2 septembre 2015 11h22

Segel
Mais ils font quoi au juste pour les pauvres les employés, les ouvriers, les profs, les chômeurs, les gens au RSA, les SDF, les réfugiés de Calais, etc... ?

Voyez vous où mène l'hypocrisie de ceux qui pointent du doigt vers l'action individuelle ?
Ce sont les ennemis de l'action collective en fait.

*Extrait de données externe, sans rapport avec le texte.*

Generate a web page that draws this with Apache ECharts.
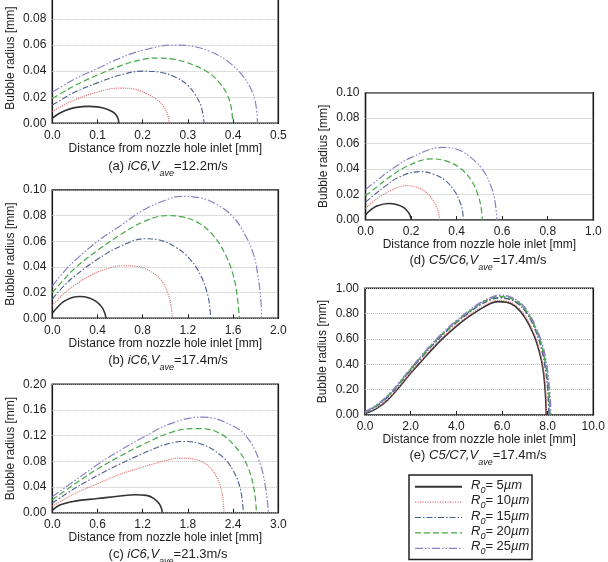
<!DOCTYPE html>
<html><head><meta charset="utf-8">
<script src="https://cdn.jsdelivr.net/npm/echarts@6/dist/echarts.min.js"></script>
<style>html,body{margin:0;padding:0;background:#fff}#c{width:608px;height:562px}</style>
</head><body><div id="c"></div>
<script>
// ---------- DATA ----------
// Panel (a) iC6, Vave=12.2 m/s
const a5  = [[0,0.004],[0.015,0.0075],[0.03,0.010],[0.05,0.012],[0.08,0.013],[0.10,0.0126],[0.12,0.011],[0.135,0.0085],[0.142,0.006],[0.146,0.003],[0.147,0]];
const a10 = [[0,0.009],[0.02,0.013],[0.05,0.018],[0.10,0.024],[0.15,0.027],[0.185,0.026],[0.21,0.0225],[0.232,0.018],[0.246,0.013],[0.254,0.008],[0.259,0]];
const a15 = [[0,0.014],[0.02,0.018],[0.05,0.024],[0.10,0.031],[0.15,0.037],[0.20,0.040],[0.24,0.039],[0.275,0.035],[0.30,0.029],[0.318,0.021],[0.330,0.012],[0.336,0]];
const a20 = [[0,0.019],[0.02,0.023],[0.05,0.029],[0.10,0.037],[0.15,0.044],[0.20,0.049],[0.235,0.050],[0.27,0.049],[0.31,0.045],[0.345,0.039],[0.37,0.031],[0.387,0.022],[0.396,0.012],[0.399,0]];
const a25 = [[0,0.024],[0.02,0.028],[0.05,0.034],[0.10,0.042],[0.15,0.050],[0.20,0.056],[0.27,0.060],[0.31,0.059],[0.35,0.055],[0.39,0.047],[0.42,0.037],[0.44,0.026],[0.45,0.015],[0.454,0]];
// Panel (b) iC6, Vave=17.4 m/s
const b5  = [[0,0.004],[0.05,0.009],[0.10,0.013],[0.17,0.016],[0.245,0.017],[0.32,0.016],[0.39,0.013],[0.44,0.0085],[0.465,0.004],[0.475,0]];
const b10 = [[0,0.010],[0.10,0.019],[0.20,0.026],[0.35,0.034],[0.50,0.039],[0.62,0.041],[0.75,0.0405],[0.88,0.036],[0.97,0.029],[1.02,0.020],[1.05,0.010],[1.062,0]];
const b15 = [[0,0.015],[0.10,0.025],[0.20,0.033],[0.40,0.046],[0.60,0.056],[0.82,0.062],[0.95,0.061],[1.10,0.055],[1.22,0.046],[1.31,0.034],[1.37,0.020],[1.395,0.008],[1.40,0]];
const b20 = [[0,0.020],[0.10,0.030],[0.20,0.039],[0.40,0.053],[0.60,0.065],[0.80,0.075],[1.01,0.080],[1.15,0.079],[1.30,0.074],[1.43,0.064],[1.53,0.050],[1.60,0.034],[1.635,0.018],[1.655,0]];
const b25 = [[0,0.025],[0.10,0.036],[0.20,0.045],[0.40,0.060],[0.60,0.072],[0.80,0.084],[1.00,0.092],[1.13,0.095],[1.30,0.094],[1.45,0.089],[1.60,0.079],[1.70,0.066],[1.78,0.050],[1.82,0.033],[1.845,0.015],[1.853,0]];
// Panel (c) iC6, Vave=21.3 m/s
const c5  = [[0,0.004],[0.10,0.012],[0.30,0.018],[0.60,0.022],[0.90,0.026],[1.10,0.028],[1.25,0.027],[1.35,0.022],[1.42,0.014],[1.45,0.006],[1.46,0]];
const c10 = [[0,0.010],[0.30,0.030],[0.60,0.045],[0.90,0.060],[1.20,0.071],[1.50,0.081],[1.70,0.085],[1.90,0.083],[2.05,0.075],[2.15,0.062],[2.22,0.045],[2.26,0.025],[2.28,0]];
const c15 = [[0,0.015],[0.30,0.038],[0.60,0.058],[0.90,0.076],[1.20,0.092],[1.50,0.106],[1.75,0.111],[2.00,0.106],[2.25,0.088],[2.40,0.066],[2.50,0.035],[2.535,0]];
const c20 = [[0,0.020],[0.30,0.045],[0.60,0.068],[0.90,0.088],[1.20,0.106],[1.60,0.126],[1.90,0.131],[2.20,0.125],[2.45,0.100],[2.60,0.070],[2.68,0.035],[2.71,0]];
const c25 = [[0,0.025],[0.30,0.050],[0.60,0.075],[0.90,0.097],[1.20,0.117],[1.60,0.140],[2.00,0.149],[2.40,0.135],[2.60,0.115],[2.75,0.080],[2.83,0.040],[2.87,0]];
// Panel (d) C5/C6, Vave=17.4 m/s
const d5  = [[0,0.004],[0.02,0.0075],[0.05,0.011],[0.10,0.013],[0.14,0.012],[0.17,0.0095],[0.19,0.0055],[0.198,0.0025],[0.20,0]];
const d10 = [[0,0.009],[0.03,0.014],[0.07,0.019],[0.12,0.024],[0.18,0.027],[0.22,0.026],[0.26,0.0225],[0.29,0.017],[0.31,0.011],[0.32,0.006],[0.325,0]];
const d15 = [[0,0.014],[0.04,0.020],[0.09,0.027],[0.15,0.034],[0.24,0.038],[0.30,0.036],[0.35,0.031],[0.39,0.023],[0.415,0.014],[0.426,0.007],[0.43,0]];
const d20 = [[0,0.019],[0.05,0.026],[0.10,0.033],[0.18,0.042],[0.29,0.048],[0.36,0.046],[0.42,0.040],[0.465,0.031],[0.495,0.019],[0.508,0.009],[0.513,0]];
const d25 = [[0,0.024],[0.05,0.031],[0.10,0.038],[0.20,0.049],[0.34,0.057],[0.41,0.055],[0.47,0.048],[0.52,0.038],[0.55,0.027],[0.568,0.015],[0.577,0]];
// Panel (e) C5/C7, Vave=17.4 m/s
const e5  = [[0,0.010],[0.5,0.050],[1,0.120],[1.5,0.220],[2,0.330],[2.5,0.430],[3,0.530],[3.5,0.620],[4,0.700],[4.5,0.770],[5,0.830],[5.5,0.880],[5.8,0.895],[6.2,0.890],[6.6,0.855],[7.0,0.770],[7.4,0.630],[7.65,0.490],[7.8,0.360],[7.88,0.220],[7.92,0.100],[7.94,0]];
const e10 = [[0,0.012],[0.5,0.055],[1,0.125],[1.5,0.225],[2,0.335],[2.5,0.440],[3,0.540],[3.5,0.630],[4,0.710],[4.5,0.780],[5,0.840],[5.5,0.890],[5.8,0.905],[6.2,0.900],[6.6,0.865],[7.0,0.785],[7.4,0.645],[7.65,0.510],[7.8,0.380],[7.9,0.230],[7.94,0.100],[7.96,0]];
const e15 = [[0,0.020],[0.5,0.070],[1,0.145],[1.5,0.245],[2,0.355],[2.5,0.460],[3,0.560],[3.5,0.650],[4,0.730],[4.5,0.800],[5,0.865],[5.5,0.910],[5.9,0.925],[6.3,0.915],[6.7,0.880],[7.1,0.800],[7.5,0.655],[7.75,0.510],[7.9,0.370],[8.0,0.220],[8.04,0.100],[8.06,0]];
const e20 = [[0,0.022],[0.5,0.074],[1,0.150],[1.5,0.250],[2,0.362],[2.5,0.467],[3,0.567],[3.5,0.657],[4,0.737],[4.5,0.808],[5,0.873],[5.5,0.918],[5.9,0.935],[6.3,0.925],[6.7,0.890],[7.1,0.812],[7.5,0.670],[7.78,0.520],[7.93,0.380],[8.03,0.230],[8.08,0.100],[8.10,0]];
const e25 = [[0,0.025],[0.5,0.078],[1,0.155],[1.5,0.256],[2,0.368],[2.5,0.474],[3,0.574],[3.5,0.664],[4,0.744],[4.5,0.815],[5,0.880],[5.5,0.926],[5.9,0.945],[6.3,0.935],[6.7,0.900],[7.1,0.824],[7.5,0.685],[7.8,0.535],[7.96,0.390],[8.06,0.240],[8.12,0.100],[8.14,0]];

const seriesLabels = ['R0 = 5µm','R0 = 10µm','R0 = 15µm','R0 = 20µm','R0 = 25µm'];
const legendNums = ['5','10','15','20','25'];
const panelData = [[a5,a10,a15,a20,a25],[b5,b10,b15,b20,b25],[c5,c10,c15,c20,c25],[d5,d10,d15,d20,d25],[e5,e10,e15,e20,e25]];
// axis ranges [min, max, interval]
const xRanges = [[0,0.5,0.1],[0,2,0.4],[0,3,0.6],[0,1,0.2],[0,10,2]];
const yRanges = [[0,0.1,0.02],[0,0.1,0.02],[0,0.2,0.04],[0,0.1,0.02],[0,1,0.2]];
const captionLetters = ['(a) ','(b) ','(c) ','(d) ','(e) '];
const captionFuel = ['iC6','iC6','iC6','C5/C6','C5/C7'];
const captionSpeed = ['=12.2m/s','=17.4m/s','=21.3m/s','=17.4m/s','=17.4m/s'];
const xName = 'Distance from nozzle hole inlet [mm]';
const yName = 'Bubble radius [mm]';

// ---------- LAYOUT / STYLE ----------
const F = '"Liberation Sans", Arial, sans-serif';
const TXT = '#222';
const grids = [
  {left:52.3, top:-7.1, width:226, height:130.4},
  {left:52.3, top:190, width:226, height:128.3},
  {left:52.3, top:384.3, width:226, height:128.4},
  {left:365.5, top:92.7, width:227.8, height:127.3},
  {left:365, top:288.3, width:228.3, height:126.7}
];
const captionPos = [[168,168.5],[168,363],[168,556.5],[478,262.7],[478,458.3]];
const colors = ['#333333','#e06a6a','#4d5f8f','#44a844','#8a80c4'];
const types = ['solid','dotted',[6,2,1.5,2],[6,3],[8,2,1.5,2,1.5,2]];
const widths = [1.6,1.1,1.1,1.2,1.2];

const chart = echarts.init(document.getElementById('c'), null, {renderer:'canvas'});
const gridOpt = [], xAxis = [], yAxis = [], series = [], graphic = [];
grids.forEach((g,i)=>{
  gridOpt.push({left:g.left, top:g.top, width:g.width, height:g.height, show:true, borderColor:'#1a1a1a', borderWidth:1.6,
    containLabel:false, outerBoundsMode:'none'});
  xAxis.push({type:'value', gridIndex:i, min:xRanges[i][0], max:xRanges[i][1], interval:xRanges[i][2],
    name:xName, nameLocation:'middle', nameGap:18, nameTextStyle:{fontFamily:F, fontSize:12, color:TXT},
    axisLine:{show:false}, axisTick:{show:true, inside:true, length:4, lineStyle:{color:'#222'}},
    splitLine:{show:false},
    axisLabel:{fontFamily:F, fontSize:12, color:TXT, margin:6, showMinLabel:true, showMaxLabel:true, formatter:v=>v.toFixed(1)}});
  yAxis.push({type:'value', gridIndex:i, min:yRanges[i][0], max:yRanges[i][1], interval:yRanges[i][2],
    name:yName, nameLocation:'middle', nameGap:36, nameTextStyle:{fontFamily:F, fontSize:12, color:TXT},
    axisLine:{show:false}, axisTick:{show:false},
    splitLine:{show:true, lineStyle:{color:'#bdbdbd', type:'dotted', width:1}},
    axisLabel:{fontFamily:F, fontSize:12, color:TXT, margin:6, formatter:v=>v.toFixed(2)}});
  panelData[i].forEach((d,k)=>{
    series.push({type:'line', name:seriesLabels[k], xAxisIndex:i, yAxisIndex:i, data:d, showSymbol:false, symbol:'none',
      smooth:0.4, z:2+k,
      lineStyle:{color:colors[k], width:(i===4 && k>=2) ? 1.6 : widths[k], type:types[k]}, animation:false});
  });
  graphic.push({type:'text', x:captionPos[i][0], y:captionPos[i][1],
    style:{text:'{n|'+captionLetters[i]+'}{i|'+captionFuel[i]+',V}{s|ave}{n|'+captionSpeed[i]+'}',
      align:'center', verticalAlign:'middle',
      rich:{n:{fontFamily:F, fontSize:13, fill:TXT, lineHeight:18, verticalAlign:'top'},
            i:{fontFamily:F, fontSize:13, fontStyle:'italic', fill:TXT, lineHeight:18, verticalAlign:'top'},
            s:{fontFamily:F, fontSize:9, fontStyle:'italic', fill:TXT, lineHeight:9, verticalAlign:'bottom'}}}});
});

// legend box
const legX = 409, legY = 475, legW = 123, legH = 84.5;
const legChildren = [{type:'rect', shape:{x:legX, y:legY, width:legW, height:legH}, style:{fill:'#fff', stroke:'#222', lineWidth:1.5}}];
legendNums.forEach((n,k)=>{
  const yy = 486.7 + k*15.4;
  const dash = types[k]==='solid' ? null : (types[k]==='dotted' ? [1,1.5] : types[k]);
  legChildren.push({type:'line', shape:{x1:415, y1:yy, x2:462, y2:yy}, style:{stroke:colors[k], lineWidth: k===0?2:1.2, lineDash:dash}});
  legChildren.push({type:'text', x:471, y:yy, style:{text:'{i|R}{s|0}{n|= '+n+'}{i|µm}', verticalAlign:'middle', align:'left',
    rich:{i:{fontFamily:F, fontSize:13, fontStyle:'italic', fill:TXT, lineHeight:16, verticalAlign:'top'},
          n:{fontFamily:F, fontSize:13, fill:TXT, lineHeight:16, verticalAlign:'top'},
          s:{fontFamily:F, fontSize:9, fontStyle:'italic', fill:TXT, lineHeight:9, verticalAlign:'bottom'}}}});
});
graphic.push({type:'group', children:legChildren});

chart.setOption({animation:false, backgroundColor:'#fff', grid:gridOpt, xAxis, yAxis, series, graphic});
</script></body></html>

Ils font le même diagnostic dans le domaine de l'environnement, quand ils critiquent par exemple le fait que José Bové aille à Strabourg autrement qu'en vélo ...

Quel est leur but ?

2 septembre 2015 12h22

Tinou70
Ils font le même diagnostic dans le domaine de l'environnement, quand ils critiquent par exemple le fait que José Bové aille à Strabourg autrement qu'en vélo ...

Quel est leur but ?


Comment déterminer le but alors qu'on ne sait pas comment il y va ?

2 septembre 2015 20h53

Jean
Tinou70 Segel
Comment m'avez vous démasqué ? Je suis le petit fils caché d'Hitler et ma mère est l'arrière petite fille de Staline née du petit fils de Staline et de la fille de Mao

Cultivez bien la haine de l'autre, Les Morgan, Goldman, Rothschild, Draghy et les Sachs en pissent dans leur froc tellement ils se marrent.

2 septembre 2015 23h17

Segel
Je ne cultive pas la haine de l'autre Jean bien au contraire.
Sache que ce sont précisément ces gens, les grands banquiers, qui sont les principaux défenseurs de ce libéralisme dévoyé, qui mène à l'atomisation de la société, et de ce fait à la perte de toute "conscience collective".

Conscience collective.

Oui, j'ose ce gros mot.
Et toute la discussion ne parle que de ça.
A opposer aux petits gestes individuels qui donnent bonne conscience.

4 septembre 2015 01h35

Mag
Valery les pouces verts, pas encore tout à fait, j'apprends.